A homogeneous three-axial ellipsoid with the moments of inertia Θ_{1},Θ_{2},Θ_{3} rotates with the angular velocity \dot{φ} about the principal axis of inertia 3. The axis 3 rotates with \dot{ϑ} about the axis \overline{AB}. The axis \overline{AB} passes through the center of gravity and is perpendicular to 3. Find the kinetic energy.
We decompose the angular velocity ω into its components along the principal axes of inertia:
ω = (ω_{1},ω_{2},ω_{3}), where ω_{1} = \dot{ϑ} cos \varphi, ω_{2} =−\dot{ϑ} sin \varphi, ω_{3} = \dot{\varphi}.
The kinetic energy is then
T = \frac{1}{2} \sum\limits_{i}{Θ_{i}ω^{2}_{i}}= \frac{1}{2} (Θ_{1} cos^{2} \varphi +Θ_{2} sin^{2} \varphi)\dot{ϑ}^{2} + \frac{1}{2} \dot{\varphi}^{2}.

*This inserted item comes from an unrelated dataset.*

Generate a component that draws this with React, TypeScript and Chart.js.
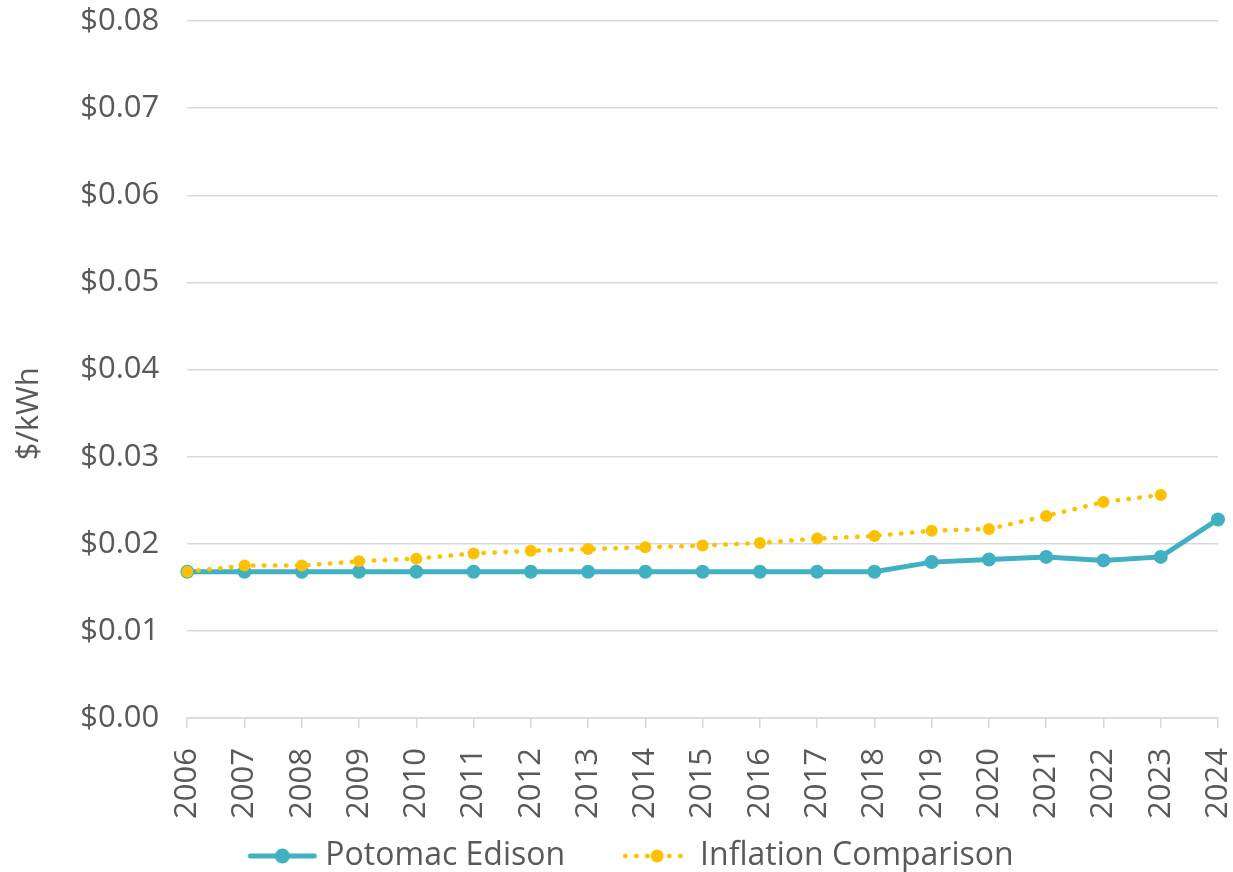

The ellipsoid shall now be symmetric, Θ_{1} = Θ_{2}; the axis \overline{AB} is tilted from the third axis by the angle α. For the total angular velocity, we have
ω= \dot{\varphi} e_{3} + \dot{ϑ} e_{AB}.We decompose the unit vector e_{AB} along the axis \overline{AB} with respect to the principal axes
e_{AB} = e_{3} · cos α +(cos \varphi e_{1} −sin \varphi e_{2}) sin α.Thus, the components of ω along the directions of the principal axes are
ω_{1} = sin α cos \varphi \dot{ϑ},ω_{2} =−sin α sin \varphi \dot{ϑ},
ω_{3} = \dot{\varphi} + cos α \dot{ϑ}.
Hence, the kinetic energy reads
T = \frac{1}{2} Θ_{1} sin^{2} α \dot{ϑ}^{2} + \frac{1}{2}Θ_{3}(\dot{\varphi} + \dot{ϑ} cos α)^{2}.For α = 90°, we obtain for the first case a rotation ellipsoid.